For high-pressure cutting with an inert gas (N₂), pressures are usually between 3 and 25 bar. The distance between the nozzle and the workpiece surface is usually set to a value between 0.5 and 1.5 mm. For flame cutting with oxygen, the process gas is pressurized to a value between 0.5 and 10 bar. The cutting gas pressure, which considerably influences the cut quality, should be as constant as possible (with a tolerance of up to +/- 10 %).

Due to the tolerances exhibited by actual components and the inherent imprecision of the overall system or the part processing programs, many applications require a positional correction of the cutting head relative to the pre-programmed contour. Based on different sensor concepts, a variety of position control and adjustment systems have been developed. The following text provides an overview of the systems that are used in manufacturing industry today.

Systems for controlling the distance along the z-axis are often used in conjunction with cutting applications to maintain the constant distance required between the tip of the cutting nozzle and the workpiece surface. There are non-contact systems determining the distance by capacitance as well as mechanical (tactile) systems. In addition, other concepts (optical, inductive, or acoustic ones) are also possible, yet these approaches have not had any impact on industrial manufacturing. Conversion of the distance signal is preferably via a highly dynamic additional axis moving the machining head within the range of control. In industrial applications, the most common systems used are based on capacitive distance sensors to measure the actual distance. In this concept, the sensor determines the electrical capacitance, which depends on the distance between the nozzle tip and the workpiece surface.
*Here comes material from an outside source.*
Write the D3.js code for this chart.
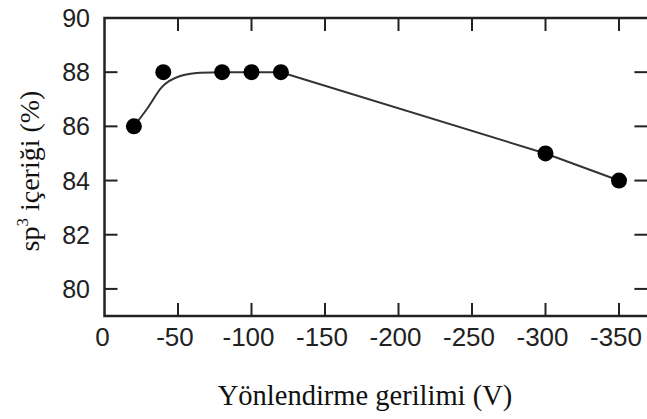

Various cutting optics or cutting nozzles for standard focusing optics are now available.

Tactile systems are utilized primarily to process non-conducting materials such as plastics or wood, for which capacitive systems are unsuitable. In these systems, the actual distance is determined by a probe that is in contact with the workpiece surface. In many cases, this probe is arranged concentrically around the cutting nozzle, in a circular array. In addition, tactile systems, such as pressure-fingers or padrollers, are also used for welding in conjunction with three-dimensional processing to reduce the gap between the parts to be joined, thus maintaining the distance between the workpiece and the machining head.

The required energy densities needed to melt the material in association with laser beam welding, especially deep penetration welding, necessitate stringent requirements regarding the total tolerance of the parts to be joined. Welding gives rise to positional tolerances arising from the tolerances of the clamping technique, the component tolerance (particularly deep drawn or pressed components), the tolerance associated with seam preparation, and contour path tolerances introduced by the beam guiding device. The total tolerances are usually measured by tactile or laser triangulation sensors. In the tactile sensor concept, the translational movement is recorded in a continuous scan by a mechanical probe. Two additionally integrated axes correct any path deviations. Tactile sensors have the essential advantage that their operation is not impaired by dirt and welding fume that may cause problems with optical sensors.

To monitor a seam with a laser triangulation sensor, laser light is first projected onto the surface. A CCD camera then analyses the laser line on the surface and transmits the image to an image processor. On the basis of this data, the image processor determines the workpiece profile. The sensor computer then calculates the necessary positioning and motion of the welding head and the required parameter adjustments, and then transmits this information to the movement system. This sensor technology may also be used to measure surfaces or to verify certain dimensions.

Process monitoring primarily includes the processing of optical and thermal signals received from the machining process, primarily for quality analysis. If welding gives rise to any weld defects (like blow holes, for example), this information appears as a disturbance in the UV or IR signal of the back-reflected light. This comparative check aids the decision about whether or not a given component should be rejected for non-conformance.